BEST CLUB MUSIC The Best Club Music on Bandcamp: February 2020 By Gabe Meier · March 13, 2020

At its best, contemporary dance music can redefine our understanding of composition and style. Great dance music has both an appreciation for established sounds and movements, and a curious ear for emerging artists outside of its traditional geographic and demographic hubs. This winning combination exemplifies the best of last month’s releases, from the exultant juke energy of DJ Deeon, to Aho Ssan’s jazz musician-emulating Max/MSP patches, Lara Sarkissian’s kano-sampling soundsystem excursions, and more.


Aho Ssan
Simulacram

Merch for this release:
Vinyl LP

Built on Max/MSP patches intended to emulate a jazz musician, Aho Ssan’s Simulacram sits on the abstract end of soundsystem music. Looking to deconstruct “subjective veneers of reality,” the French artist takes a multi-dimensional approach to club music that dramatically warps the listener’s perspective from moment to moment. Simulacram, which Ssan unveiled at Berlin Atonal in 2019, has a distinctly improvisational character, leaping from idea to idea with reckless abandon without losing its idiosyncratic sense of direction.

DJ Deeon
JUKEFEST 2020

With a discography full of classics like “Freak Like Me” and “Let Me Bang,” it would be fair to expect Chicago’s DJ Deeon to slow down as he enters the fourth decade of his career.
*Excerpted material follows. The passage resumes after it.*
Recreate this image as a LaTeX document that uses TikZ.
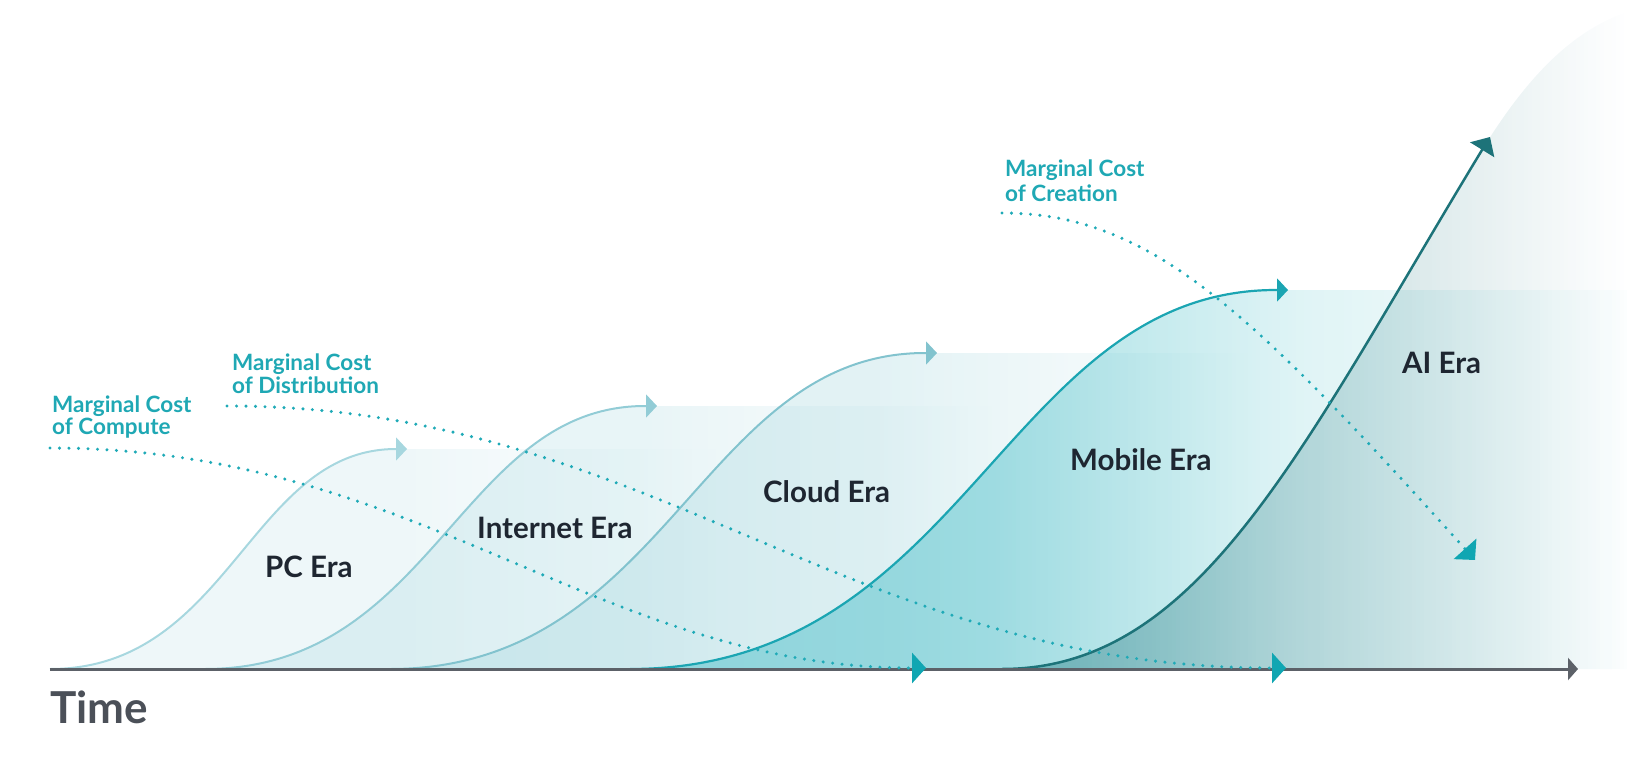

Instead, the ghetto house legend is going through a renaissance, uploading old and new material to his Bandcamp. Amidst four volumes of Dance Mania Delights and several other odds and ends is JUKEFEST 2020, a set of seven buoyant juke tracks full of hyper-local references to spots around Chicago’s Southside.

Dj Perigoso and Dj Kolt
“Vezenga

Released in 2015, Black$ea Não Maya’s Calor No Frioo remains one of the most stylish and ruthlessly efficient releases in the Príncipe Discos catalog. The trio followed with 2017’s Kumaica EP, but in the years since they’ve mostly come together for brief one-offs that riff on a tightly wound blend of afro beat, house, kuduro, and techno. Positioned on an off-center groove and accompanied by a procession of droning brass and hand drumming, Dj Kolt and Dj Perigoso’s  “Vezenga” exemplifies the mid-tempo strut that makes BNM such a devastating dancefloor force.

Emily Glass & Dasychira
“We Will Find It”

The spirit behind New York’s Unseelie label and party is hard to pin down. Home to artists like Dasychira and Qualiatik, the outfit sits at the fringe of pop and club culture, drawing on fantasy and video game aesthetics as much as dance music’s lineage for their oddly contoured creations. “We Will Find It,” a collaboration between Australian artist Emily Glass and New York’s Dasychira, exemplifies the Unseelie approach: equal parts cute and unsettling with a nod to both empty space and machine groove.

Lara Sarkissian
“The Girl, Leopard and Trees

https://larasarkissian.bandcamp.com/track/the-girl-leopard-and-trees

San Francisco producer and sound artist Lara Sarkissian has spent years synthesizing elements of Armenian classical and folk music with soundsystem and dancefloor production values. Early self-releases like “kenats” and “SAHMAN” dove headlong into a jarring interchange of zizzing strings, blasts of noise, and loose hand drum percussion. “The Girl, Leopard and Trees” marks a conceptual and dramatic expansion on those earlier tracks, pairing a kanun sample from Karine Hovhannisyan’s “Concerto No. 2 for Kanun and Orchestra: Adagio” with roiling hoover sub bass.

Various Artists
AUTOPSY VOL. 1

February was a big month for Lisbon’s Circa A.D. collective with the release of their second ever compilation and the debut of crew member Stasya’s Lamurya EP on HiedraH Club de Baile. The LGBTQ collective’s outlook has been broad to this point and while AUTOPSY VOL. 1 doesn’t nail down a single sound, it does touch on a clear set of themes. Explicitly geared to the dancefloor with hard-driving beats and inflected with various strains of hardcore, Abssys’ lilting “Antigravity” provides the only moment of respite amid an otherwise pummeling release.

Various Artists
HERRAMIENTAS PARA EL CLUB 2020

Forty songs is too long for a compilation, but an exception can be made for Uruguayan crew Salviatek’s fifth anniversary celebration. Reminiscent of NAAFI’s PIRATA series, HERRAMIENTAS PARA EL CLUB 2020 features core label artists and friends taking on pop and dance records from the world of baile funk, reggaeton, and beyond. Highlights range from EL PLVYBXY’s sleek “los caballeros del jaguar” to The Dance Pit’s jarring blend of MM’s “WW5” and DJ Spinalls and Mr. Eazi’s “Ohema.”